Multiple Sclerosis actually means 'many scars'. The words are used to describe a major disease of the nervous system, which literally becomes 'scarred' and stops functioning properly. A very simple way of describing what goes on in MS is to compare the nerves that run throughout our bodies to electrical wiring - like the wiring in a house. The wire carries electrical signals, and is insulated by a plastic coating. Our nerves conduct signals around the body - rather like the wire, and are also insulated. The insulating material is called 'Myelin', and it is this that gets damaged in MS.
Areas of the myelin become inflamed (as yet the cause of this is uncertain), the body then tries to heal this damage with a little 'scar' or 'plaque' which prevents the signals from passing easily through the affected nerve any more. Short circuits and muddled messages happen instead of easy conduction - just like damaged wiring.
The Nervous System runs all the main functions of the body. This drawing is very simplified, but shows how nerves are connected to the brain and fan outwards from the Spinal cord. In Multiple Sclerosis, damage can occur almost anywhere, but usually takes place in the brain and the spinal cord itself. The damage is indiscriminate, totally unpredictable, and can cause havoc. Symptoms from numbness in fingers and toes, blindness, loss of the use of limbs to incontinence and having difficulty swallowing - terrifying things that strike the individual out of the blue, often quite suddenly.
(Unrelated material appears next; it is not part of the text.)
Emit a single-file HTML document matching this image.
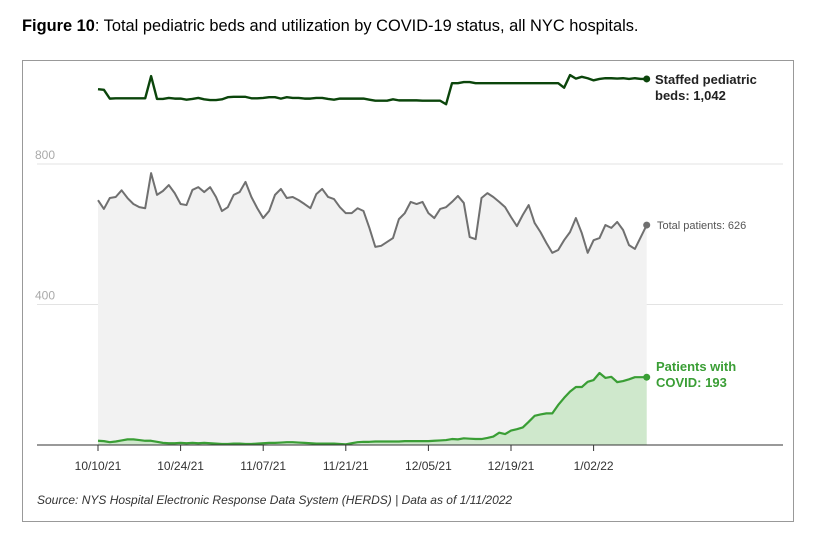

Multiple Sclerosis affects more women than men, at a ratio of about 3:2. It can be called a 'young persons' disease as most people are diagnosed between the ages of 20 and 40 years. The symptoms can disable very rapidly, or remain relatively mild, but as mentioned above, the way the disease affects an individual is unpredictable. There is currently no cure for MS, though various treatments are available at the centre for the symptoms of the condition.